Saturday, August 9, 2008

Unwrapped 411.

I am a turtle.
I am standing on my shell.

We are all faced with conflicting situations where we are left with two choices.
We can either hide away in our shells..do nothing.. sit back.. act lazy..
or we can bust out of our shells and leave our comfortable existence behind.. in hopes of gaining something more rewarding.

I am naked.
I am exposed.

It's not comfortable standing outside of your zone. You spend your entire life creating this "believed existence" henceforth, feeling naked or exposed is completely natural. In order to grow as individuals, we must venture out into the cruel dark world.. leaving our beds, our habits, and our shackles in the distance.

I am ready.

Back in high school.. I traveled to a run down area of Mexico to help build houses for people. Arguably one of the best experiences of my life thus far. I went on this trip - being the youngest person involved and also not knowing anyone. I just.. wanted to do it. I heard about it on a Thursday. Got shots on Friday. Went on a 3 day bus ride that Sunday.

I couldn't shower for a week and the food we ate was worst at best. Was it hard? Yes. Was the sun torturing hot? Yes. Was The smell of the town was absolutely horrid? Yes. With every inhalation, the smell would curdle in your nose and cause nausea to creep into the form of a concern.

It was great.
I got over myself.
I got over thinking that I needed things for every day life. Sure, certain things make life easier.. but most things aren't needed. Going from sometihng to nothing really opens up your eyes to what is around you. You really never do realize what you have until it's gone. Unfortunate for us. Life is short.

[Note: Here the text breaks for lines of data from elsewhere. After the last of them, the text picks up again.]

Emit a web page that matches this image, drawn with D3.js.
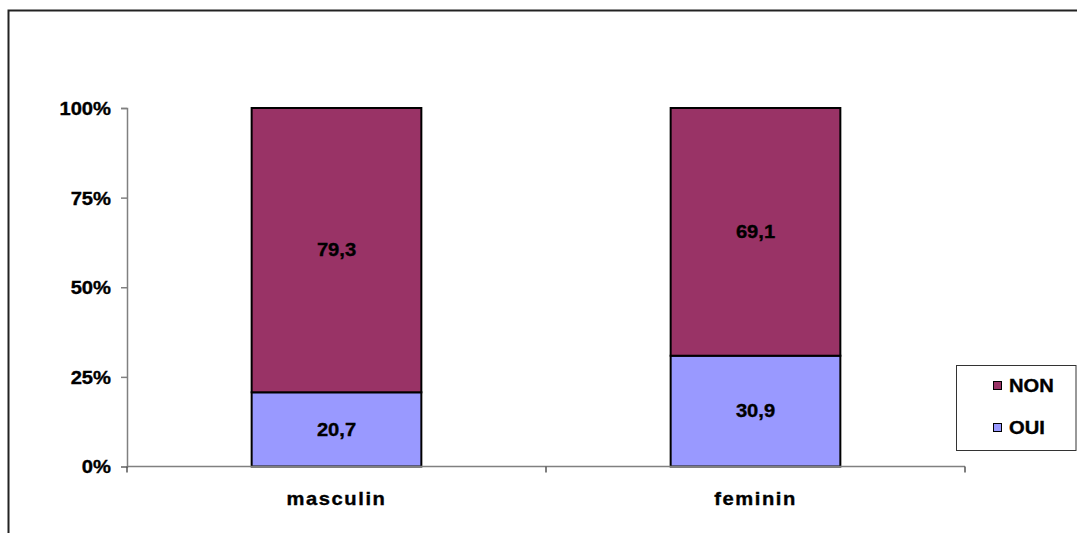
<!DOCTYPE html>
<html>
<head>
<meta charset="utf-8">
<script src="https://cdn.jsdelivr.net/npm/d3@7/dist/d3.min.js"></script>
<style>
  html, body { margin: 0; padding: 0; background: #fff; }
  svg { display: block; }
  text { font-family: "Liberation Sans", Arial, sans-serif; font-weight: bold; fill: #000; stroke: #000; stroke-width: 0.35px; }
</style>
</head>
<body>
<svg id="chart" width="1077" height="533"></svg>
<script>
// Share answering OUI / NON, by sex (percent)
const categories = ["masculin", "feminin"];
const seriesNames = ["OUI", "NON"];
const oui = [20.7, 30.9];
const non = [79.3, 69.1];
const yTicks = [0, 25, 50, 75, 100];
const colors = { OUI: "#9999FF", NON: "#993366" };

const svg = d3.select("#chart");
const W = 1077, H = 533;
const plot = { left: 127, right: 965, top: 108, bottom: 466.5 };
const sx = 1.12;      // horizontal text stretch
const fs = "18px";

// outer frame
svg.append("rect")
  .attr("x", 8.5).attr("y", 10.5)
  .attr("width", W + 10).attr("height", H + 10)
  .attr("fill", "none").attr("stroke", "#222").attr("stroke-width", 2);

const x = d3.scaleBand().domain(categories).range([plot.left, plot.right]).padding(0);
const y = d3.scaleLinear().domain([0, 100]).range([plot.bottom, plot.top]);
const barW = x.bandwidth() * 0.405;

const rows = categories.map((c, i) => ({ cat: c, OUI: oui[i], NON: non[i] }));
const stacked = d3.stack().keys(seriesNames)(rows);

// bars
const g = svg.append("g");
stacked.forEach(layer => {
  g.selectAll(null).data(layer).join("rect")
    .attr("x", d => x(d.data.cat) + (x.bandwidth() - barW) / 2)
    .attr("y", d => y(d[1]))
    .attr("width", barW)
    .attr("height", d => y(d[0]) - y(d[1]))
    .attr("fill", colors[layer.key])
    .attr("stroke", "#000").attr("stroke-width", 2);
});

// value labels
stacked.forEach(layer => {
  g.selectAll(null).data(layer).join("text")
    .attr("transform", d => `translate(${x(d.data.cat) + x.bandwidth() / 2},${y((d[0] + d[1]) / 2)}) scale(${sx},1)`)
    .attr("text-anchor", "middle").attr("dy", "0.34em")
    .style("font-size", fs)
    .text(d => String(d.data[layer.key]).replace(".", ","));
});

// y axis
const yAxis = svg.append("g").attr("transform", `translate(${plot.left},0)`)
  .call(d3.axisLeft(y).tickValues(yTicks).tickSize(6).tickFormat(d => d + "%"));
yAxis.select(".domain").attr("stroke", "#808080").attr("stroke-width", 1.5);
yAxis.selectAll(".tick line").attr("stroke", "#808080").attr("stroke-width", 1.5);
yAxis.selectAll(".tick text")
  .attr("x", null).attr("dy", "0.36em")
  .attr("transform", `translate(-16,0) scale(${sx},1)`)
  .style("font-size", fs).style("font-family", "Liberation Sans, Arial, sans-serif");

// x axis: baseline with ticks at category boundaries
const xa = svg.append("g");
xa.append("line")
  .attr("x1", plot.left).attr("x2", plot.right)
  .attr("y1", plot.bottom).attr("y2", plot.bottom)
  .attr("stroke", "#808080").attr("stroke-width", 1.5);
const bounds = categories.map(c => x(c)).concat([x(categories[categories.length - 1]) + x.bandwidth()]);
xa.selectAll(null).data(bounds).join("line")
  .attr("x1", d => d).attr("x2", d => d)
  .attr("y1", plot.bottom).attr("y2", plot.bottom + 6)
  .attr("stroke", "#555").attr("stroke-width", 1.5);
xa.selectAll(null).data(categories).join("text")
  .attr("transform", d => `translate(${x(d) + x.bandwidth() / 2},505) scale(${sx},1)`)
  .attr("text-anchor", "middle")
  .style("font-size", fs).style("letter-spacing", "1.4px")
  .text(d => d);

// legend
const lg = svg.append("g");
lg.append("rect")
  .attr("x", 956.5).attr("y", 365.5).attr("width", 119.5).attr("height", 85)
  .attr("fill", "#fff").attr("stroke", "#333").attr("stroke-width", 1);
const legendItems = ["NON", "OUI"];
legendItems.forEach((k, i) => {
  const cy = 385.5 + i * 42;
  lg.append("rect")
    .attr("x", 993.5).attr("y", cy - 4).attr("width", 8).attr("height", 8)
    .attr("fill", colors[k]).attr("stroke", "#000").attr("stroke-width", 1);
  lg.append("text")
    .attr("transform", `translate(1009,${cy}) scale(${sx},1)`)
    .attr("dy", "0.36em")
    .style("font-size", fs)
    .text(k);
});
</script>
</body>
</html>
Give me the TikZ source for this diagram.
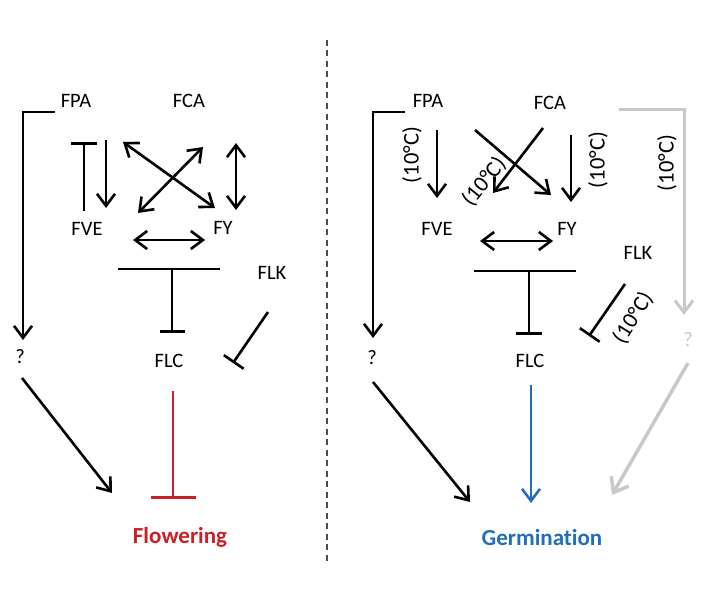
\documentclass[tikz,border=0pt]{standalone}
\usepackage{fontspec}
\setmainfont[Ligatures={NoCommon}]{Carlito}
\usetikzlibrary{arrows.meta}
\definecolor{flred}{RGB}{200,32,38}
\definecolor{gblue}{RGB}{34,110,190}
\definecolor{lgray}{RGB}{200,200,200}
\tikzset{
  lbl/.style={font=\fontsize{20.5}{24}\selectfont, inner sep=0pt},
  temp/.style={font=\fontsize{22.5}{26}\selectfont, inner sep=0pt},
  big/.style={font=\fontsize{23}{27}\selectfont\bfseries, inner sep=0pt},
  conn/.style={line width=2.6pt},
  barb/.tip={Straight Barb[length=12pt,width=18pt,line width=2.6pt]},
  act/.style={conn, -barb},
  dact/.style={conn, barb-barb},
  inh/.style={conn, -{Bar[width=#1,line width=2.6pt]}},
  inh/.default=26pt,
}
\begin{document}
\begin{tikzpicture}[x=1pt,y=-1pt]
\useasboundingbox (0,0) rectangle (708,607);
% divider
\draw[line width=1.8pt, dash pattern=on 6pt off 4.5pt, black!70] (327,40) coordinate (dtop) -- (327,565) coordinate (dbot);

% ---------- LEFT PANEL ----------
\node[lbl] (lFPA) at (76,101) {FPA};
\node[lbl] (lFCA) at (189,101) {FCA};
\node[lbl] (lFVE) at (87,229) {FVE};
\node[lbl] (lFY)  at (223,228) {FY};
\node[lbl] (lFLK) at (272,273) {FLK};
\node[lbl] (lFLC) at (169,361) {FLC};
\node[lbl] (lQ)   at (20,357) {?};
\node[big, text=flred] (lFlow) at (180,537) {Flowering};

\coordinate (lb1) at (55,112); \coordinate (lb2) at (23,112); \coordinate (lb3) at (23,340);
\draw[act] (lb1) -- (lb2) -- (lb3);
\coordinate (lt1) at (84,211); \coordinate (lt2) at (84,142);
\draw[inh] (lt1) -- (lt2);
\coordinate (ld1) at (106,140); \coordinate (ld2) at (106,208);
\draw[act] (ld1) -- (ld2);
\coordinate (lx1) at (123,142); \coordinate (lx2) at (215,208);
\draw[dact] (lx1) -- (lx2);
\coordinate (ly1) at (203,147); \coordinate (ly2) at (138,213);
\draw[dact] (ly1) -- (ly2);
\coordinate (lv1) at (236,143); \coordinate (lv2) at (236,210);
\draw[dact] (lv1) -- (lv2);
\coordinate (lh1) at (133,240); \coordinate (lh2) at (205,240);
\draw[dact] (lh1) -- (lh2);
\coordinate (lT1) at (118,269); \coordinate (lT2) at (220,269); \coordinate (lTm) at (172,269); \coordinate (lTe) at (172,333);
\draw[conn] (lT1) -- (lT2);
\draw[inh=25pt] (lTm) -- (lTe);
\coordinate (lk1) at (268,312); \coordinate (lk2) at (233,363);
\draw[inh=24pt] (lk1) -- (lk2);
\coordinate (lq1) at (22,378); \coordinate (lq2) at (112,493);
\draw[act] (lq1) -- (lq2);
\coordinate (lr1) at (173,391); \coordinate (lr2) at (173,499);
\draw[conn, flred, -{Bar[width=45pt,line width=2.6pt]}] (lr1) -- (lr2);

% ---------- RIGHT PANEL ----------
\node[lbl] (rFPA) at (428,101) {FPA};
\node[lbl] (rFCA) at (550,103) {FCA};
\node[lbl] (rFVE) at (437,229) {FVE};
\node[lbl] (rFY)  at (567,229) {FY};
\node[lbl] (rFLK) at (638,253) {FLK};
\node[lbl] (rFLC) at (530,361) {FLC};
\node[lbl] (rQ)   at (372,358) {?};
\node[lbl, text=lgray] (gQ) at (688,340) {?};
\node[big, text=gblue] (rGerm) at (542,538) {Germination};

\node[temp, rotate=90] (t1) at (412,155) {(10°C)};
\node[temp, rotate=51] (t2) at (484,182) {(10°C)};
\node[temp, rotate=90] (t3) at (598,160) {(10°C)};
\node[temp, rotate=90] (t4) at (667,163) {(10°C)};
\node[temp, rotate=58] (t5) at (633,318) {(10°C)};

\coordinate (rb1) at (405,112); \coordinate (rb2) at (373,112); \coordinate (rb3) at (373,338);
\draw[act] (rb1) -- (rb2) -- (rb3);
\coordinate (ra1) at (437,130); \coordinate (ra2) at (437,198);
\draw[act] (ra1) -- (ra2);
\coordinate (rx1) at (475,130); \coordinate (rx2) at (551,195);
\draw[act] (rx1) -- (rx2);
\coordinate (ry1) at (543,128); \coordinate (ry2) at (493,193);
\draw[act] (ry1) -- (ry2);
\coordinate (rv1) at (571,135); \coordinate (rv2) at (571,202);
\draw[act] (rv1) -- (rv2);
\coordinate (rh1) at (480,241); \coordinate (rh2) at (553,241);
\draw[dact] (rh1) -- (rh2);
\coordinate (rT1) at (474,271); \coordinate (rT2) at (576,271); \coordinate (rTm) at (529,271); \coordinate (rTe) at (529,335);
\draw[conn] (rT1) -- (rT2);
\draw[inh=26pt] (rTm) -- (rTe);
\coordinate (rk1) at (625,284); \coordinate (rk2) at (589,336);
\draw[inh=24pt] (rk1) -- (rk2);
\coordinate (rq1) at (373,382); \coordinate (rq2) at (470,502);
\draw[act] (rq1) -- (rq2);
\coordinate (rf1) at (531,385); \coordinate (rf2) at (531,503);
\draw[conn, gblue, -{Straight Barb[length=12pt,width=18pt,line width=2.6pt]}] (rf1) -- (rf2);

% gray pathway
\coordinate (gb1) at (619,109); \coordinate (gb2) at (684,109); \coordinate (gb3) at (684,315);
\draw[line width=3pt, lgray, -{Straight Barb[length=12pt,width=18pt,line width=3pt]}] (gb1) -- (gb2) -- (gb3);
\coordinate (gq1) at (688,363); \coordinate (gq2) at (612,495);
\draw[line width=3.5pt, lgray, -{Straight Barb[length=13pt,width=20pt,line width=3.5pt]}] (gq1) -- (gq2);
\end{tikzpicture}
\end{document}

When we stay isolated in our shells, we tend to take advantage of things, people, life. My best advice - do not be this way. Step outside, let people in and don't be afraid to be who you are. Love yourself and you can in turn, love others. Do what you think is best for you, what is right - even if that means stepping out on a limb. Just do it. Be confident.

I attempt to live with the mindset of "making the best of whats around." I grew up beating nightmares with that mindset and I don't regret that. I have always been seen as a confusing half split of a pessimistic attitude and innocent optimistic energy.. but that's ok. It's me.

I'm at another point where I'm trying with every waking breath to remind myself of what is important in life. Stresses try to block perceptions and that in itself is lame. Why would anyone strong willed let those things factor into a lifestyle? I don't want to be that way, matter of fact.. I refuse to be.

In order to not let the little things tear away at your soul, you have to step outside of yourself sometimes. Sometimes you have to stand up when everyone sits down. You have to speak when you know nobody wants to hear what you have to say. What does it matter to you? What should it matter to you?

And when we accomplish these goals of beating the lazy gene, we can tuck back in our turtle shells and take comfort. We rest in knowing we lived another day not taking anything for granted. We rest at night, cuddle close, hold dear to the ones you love - and know that the next day - you can step outside.... and home will be waiting for you.